Image by Simon Migaj

So what it? What does it mean to be rich? How do we think about wealth?

I think that being rich fundamentally boils down to one thing. 

||   Being rich is about having more choices

Wealth means that you have a bigger pool of options to pick from. There is a greater probability that the option you want is included in this bigger pool. Being wealthy means you have more choices of what to buy, what treatments or services to seek, what careers to choose (or not choose), what functions to go to, and possibly whom you can meet and know. The availability of a bigger pool of choices brings with it side-benefits such as assurance and confidence. 

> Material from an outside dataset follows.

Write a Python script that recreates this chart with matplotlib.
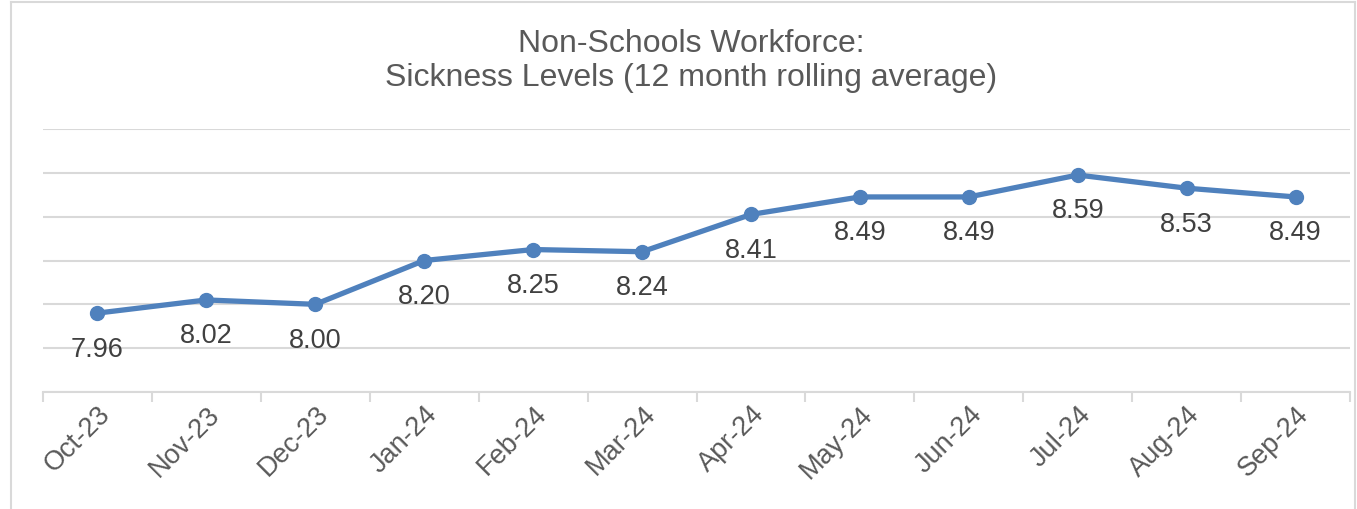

Conversely, as Kahneman's study finds, below a certain point, a lack of wealth means that the pool of options is uncomfortably small. People who do not have sufficient wealth might have limited options for health services or to buy gifts for or to celebrate with their loved ones, to travel, to have access to education, to meet certain groups of people. There are always options of the rich to meet the poor, but not vice versa. The lack of choices causes stress and anxiety. The comparative lack of choices could also cause a drop in confidence. 


However, it is important to consider that more options don't always mean that there are better options. For example, friendship: having good friends is more dependent on factos other than wealth . 

Sometimes, more options bring with it its own problems. In some areas, the wealthy have so many opinions they might simply pick the most obvious ones. When the wealthy are unhappy or need a pick-me-up, there is always the option of buying or trying something new. Yet one of the best things we can do when we're stressed is actually to talk to someone or to help someone

The wealthy might also be so comfortable with all the options and assurance that wealth provides, that they fight to keep this even at the expense of other areas. For example, wealth becomes so important that people might devote most of their waking hours to the job that ensures they stay wealthy, at the expense of relationships with spouse or family members. Having the option to buy any gift might not mean as much as being able to spend time or to really devote oneself to understanding and supporting one's spouse. While the absolute poor might struggle with having to work long and hard because they have no choice, the wealthy might feel like they have no choice but to continue a certain lifestyle.

Most crucially,

||    the number of options become less relevant if we are able to pick the right one. 

The real questions that we need to consider in life are: What is important to us. Why is it important? What are we willing to give up for these? How are we going to achieve what is important to us? In other words, the benefit of wealth - the increased number of choices, matter much less if we have thought through deeply which is the choice we want to make.